Jordan Peele's 'Fake Obama'
Comedian and Academy Award winner Jordan Peele in April released a video that seemed to portray Barack Obama calling President Donald Trump "a total and complete dipshit." It was created by new software that allows for the generation of a novel variant of realistic fake news. Motherboard and others promptly hyperventilated over the possibility that such forgeries could have "society-changing impacts" and erode "our ability to discern truth."

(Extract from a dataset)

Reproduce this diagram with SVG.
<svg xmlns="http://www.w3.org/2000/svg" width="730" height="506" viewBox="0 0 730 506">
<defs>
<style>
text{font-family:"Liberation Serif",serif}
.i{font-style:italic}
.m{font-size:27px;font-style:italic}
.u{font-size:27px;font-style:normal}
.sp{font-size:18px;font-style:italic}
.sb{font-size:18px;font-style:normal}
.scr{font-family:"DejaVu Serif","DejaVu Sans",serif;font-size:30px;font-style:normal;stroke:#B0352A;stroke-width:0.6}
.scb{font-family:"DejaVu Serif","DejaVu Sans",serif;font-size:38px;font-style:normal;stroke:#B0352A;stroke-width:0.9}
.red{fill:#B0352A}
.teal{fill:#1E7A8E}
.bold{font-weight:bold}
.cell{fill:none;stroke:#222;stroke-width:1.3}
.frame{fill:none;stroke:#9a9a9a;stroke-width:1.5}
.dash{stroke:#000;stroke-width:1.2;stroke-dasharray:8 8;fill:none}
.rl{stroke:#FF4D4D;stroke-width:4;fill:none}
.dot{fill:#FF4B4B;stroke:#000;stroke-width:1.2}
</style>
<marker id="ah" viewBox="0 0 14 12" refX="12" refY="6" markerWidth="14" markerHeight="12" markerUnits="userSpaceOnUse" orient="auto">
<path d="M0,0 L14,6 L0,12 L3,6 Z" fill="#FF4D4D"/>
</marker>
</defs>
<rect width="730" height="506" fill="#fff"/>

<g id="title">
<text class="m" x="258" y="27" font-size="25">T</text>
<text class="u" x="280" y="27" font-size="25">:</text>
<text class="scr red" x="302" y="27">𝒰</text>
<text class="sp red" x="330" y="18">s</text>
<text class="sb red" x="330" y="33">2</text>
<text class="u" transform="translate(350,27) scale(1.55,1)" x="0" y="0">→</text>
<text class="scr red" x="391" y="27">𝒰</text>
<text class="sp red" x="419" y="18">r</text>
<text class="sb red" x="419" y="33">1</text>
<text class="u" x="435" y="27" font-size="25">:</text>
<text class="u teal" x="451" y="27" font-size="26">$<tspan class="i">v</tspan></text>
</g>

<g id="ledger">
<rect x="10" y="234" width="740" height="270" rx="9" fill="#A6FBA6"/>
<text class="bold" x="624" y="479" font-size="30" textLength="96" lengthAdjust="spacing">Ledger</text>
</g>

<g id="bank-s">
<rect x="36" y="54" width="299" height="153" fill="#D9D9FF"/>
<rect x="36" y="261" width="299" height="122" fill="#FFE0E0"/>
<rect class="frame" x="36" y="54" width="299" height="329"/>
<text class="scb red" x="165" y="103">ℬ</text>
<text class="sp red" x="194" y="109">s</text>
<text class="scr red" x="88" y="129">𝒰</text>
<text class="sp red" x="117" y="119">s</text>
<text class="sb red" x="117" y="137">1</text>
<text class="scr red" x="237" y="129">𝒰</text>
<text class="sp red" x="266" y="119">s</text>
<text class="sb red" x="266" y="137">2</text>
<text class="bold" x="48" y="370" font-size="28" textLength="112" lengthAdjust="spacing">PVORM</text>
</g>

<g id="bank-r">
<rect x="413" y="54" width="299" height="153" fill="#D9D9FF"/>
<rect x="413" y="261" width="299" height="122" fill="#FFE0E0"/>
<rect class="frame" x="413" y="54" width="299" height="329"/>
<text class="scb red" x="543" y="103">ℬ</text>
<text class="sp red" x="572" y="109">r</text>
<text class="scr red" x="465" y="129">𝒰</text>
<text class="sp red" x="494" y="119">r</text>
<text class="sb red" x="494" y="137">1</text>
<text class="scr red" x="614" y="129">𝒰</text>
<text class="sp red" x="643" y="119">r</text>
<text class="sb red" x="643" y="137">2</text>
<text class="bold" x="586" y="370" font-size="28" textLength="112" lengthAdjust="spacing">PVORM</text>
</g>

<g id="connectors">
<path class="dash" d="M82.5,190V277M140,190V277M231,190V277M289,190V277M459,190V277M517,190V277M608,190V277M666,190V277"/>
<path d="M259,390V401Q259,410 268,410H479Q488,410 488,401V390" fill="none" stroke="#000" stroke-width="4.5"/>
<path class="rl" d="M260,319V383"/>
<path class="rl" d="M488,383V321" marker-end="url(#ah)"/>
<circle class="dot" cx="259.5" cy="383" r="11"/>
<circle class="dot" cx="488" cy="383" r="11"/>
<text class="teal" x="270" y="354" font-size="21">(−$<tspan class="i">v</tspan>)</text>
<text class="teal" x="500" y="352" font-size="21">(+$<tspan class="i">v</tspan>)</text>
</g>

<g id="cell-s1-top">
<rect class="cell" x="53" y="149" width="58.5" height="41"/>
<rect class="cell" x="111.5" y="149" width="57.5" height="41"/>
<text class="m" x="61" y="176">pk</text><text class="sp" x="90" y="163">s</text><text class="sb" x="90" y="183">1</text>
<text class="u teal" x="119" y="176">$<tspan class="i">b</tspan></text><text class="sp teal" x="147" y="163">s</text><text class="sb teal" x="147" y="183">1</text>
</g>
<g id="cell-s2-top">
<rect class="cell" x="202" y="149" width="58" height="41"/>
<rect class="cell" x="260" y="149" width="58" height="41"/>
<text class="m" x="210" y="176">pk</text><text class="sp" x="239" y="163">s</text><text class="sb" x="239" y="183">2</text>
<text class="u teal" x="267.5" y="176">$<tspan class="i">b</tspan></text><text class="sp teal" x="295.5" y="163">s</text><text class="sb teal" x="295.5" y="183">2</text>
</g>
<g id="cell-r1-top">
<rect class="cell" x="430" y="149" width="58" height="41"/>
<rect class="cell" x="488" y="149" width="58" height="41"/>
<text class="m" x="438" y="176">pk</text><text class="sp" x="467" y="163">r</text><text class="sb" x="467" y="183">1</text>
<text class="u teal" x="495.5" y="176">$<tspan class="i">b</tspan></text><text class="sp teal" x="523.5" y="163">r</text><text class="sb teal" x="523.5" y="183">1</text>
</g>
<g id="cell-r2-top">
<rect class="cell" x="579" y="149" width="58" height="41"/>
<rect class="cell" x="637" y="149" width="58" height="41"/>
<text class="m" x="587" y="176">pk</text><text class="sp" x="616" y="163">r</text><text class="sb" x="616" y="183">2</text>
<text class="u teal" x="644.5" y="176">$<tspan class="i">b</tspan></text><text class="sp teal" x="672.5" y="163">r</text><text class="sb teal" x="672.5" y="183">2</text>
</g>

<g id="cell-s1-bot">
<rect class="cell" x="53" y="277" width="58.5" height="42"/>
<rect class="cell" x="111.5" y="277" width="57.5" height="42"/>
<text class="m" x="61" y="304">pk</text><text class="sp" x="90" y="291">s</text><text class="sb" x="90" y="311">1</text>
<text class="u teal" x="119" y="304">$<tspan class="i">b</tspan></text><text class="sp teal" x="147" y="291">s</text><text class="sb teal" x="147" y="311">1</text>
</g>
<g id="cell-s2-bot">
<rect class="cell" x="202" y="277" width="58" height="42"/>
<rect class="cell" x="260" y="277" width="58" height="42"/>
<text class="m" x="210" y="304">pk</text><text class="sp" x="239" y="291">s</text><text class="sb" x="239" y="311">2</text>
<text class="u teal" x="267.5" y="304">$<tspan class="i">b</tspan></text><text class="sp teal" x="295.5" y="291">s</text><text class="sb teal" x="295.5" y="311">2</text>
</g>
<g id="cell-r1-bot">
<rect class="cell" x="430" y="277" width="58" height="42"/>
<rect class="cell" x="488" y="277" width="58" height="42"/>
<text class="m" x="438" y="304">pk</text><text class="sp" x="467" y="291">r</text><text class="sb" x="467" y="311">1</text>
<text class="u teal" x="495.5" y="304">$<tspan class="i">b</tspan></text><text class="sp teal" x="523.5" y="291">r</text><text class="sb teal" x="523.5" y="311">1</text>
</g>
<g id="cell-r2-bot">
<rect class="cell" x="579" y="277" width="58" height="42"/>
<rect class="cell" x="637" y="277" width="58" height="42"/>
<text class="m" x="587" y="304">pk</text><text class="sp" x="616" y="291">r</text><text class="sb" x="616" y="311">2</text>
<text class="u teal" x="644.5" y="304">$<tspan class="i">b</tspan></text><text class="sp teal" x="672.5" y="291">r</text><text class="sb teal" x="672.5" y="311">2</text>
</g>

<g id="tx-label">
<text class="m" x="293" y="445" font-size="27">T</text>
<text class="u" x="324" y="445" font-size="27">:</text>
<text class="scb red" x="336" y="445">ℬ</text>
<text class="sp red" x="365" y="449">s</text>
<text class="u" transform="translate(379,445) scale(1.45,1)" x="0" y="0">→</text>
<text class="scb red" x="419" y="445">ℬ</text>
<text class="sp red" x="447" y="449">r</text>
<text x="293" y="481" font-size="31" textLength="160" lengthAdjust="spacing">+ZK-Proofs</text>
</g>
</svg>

The control and manipulation of images and events has been with us forever, though. Not only that, but the fact that more of us now have the ability to detach words and images from the specific time and place of their instantiation is actually incredibly liberating. Reappropriating, misappropriating, decontextualizing, recontextualizing—as all that has become simpler to pull off, the result has been a wellspring of media that let the relatively powerless speak, from Shepard Fairey and Robbie Conal on the left to Sabo on the right, and that's just the street art scene. Technology that allows us to create and distribute fake videos is just the latest way for all sorts of people to express themselves.
No doubt in an age of "deep fakes," fake news, polarization, and paranoia, individuals will have to get better at critically consuming media. Two-thirds of us already believe the mainstream press publishes a lot of horseshit, which is a good start. Peele's Obama vid drives home the need to step up our skepticism game.
We will never be able to rein in fake news, or even all agree on its precise definition. The way forward is through empowering people to be better filters for themselves, not delegating authority to a powerful gatekeeping institution like the state.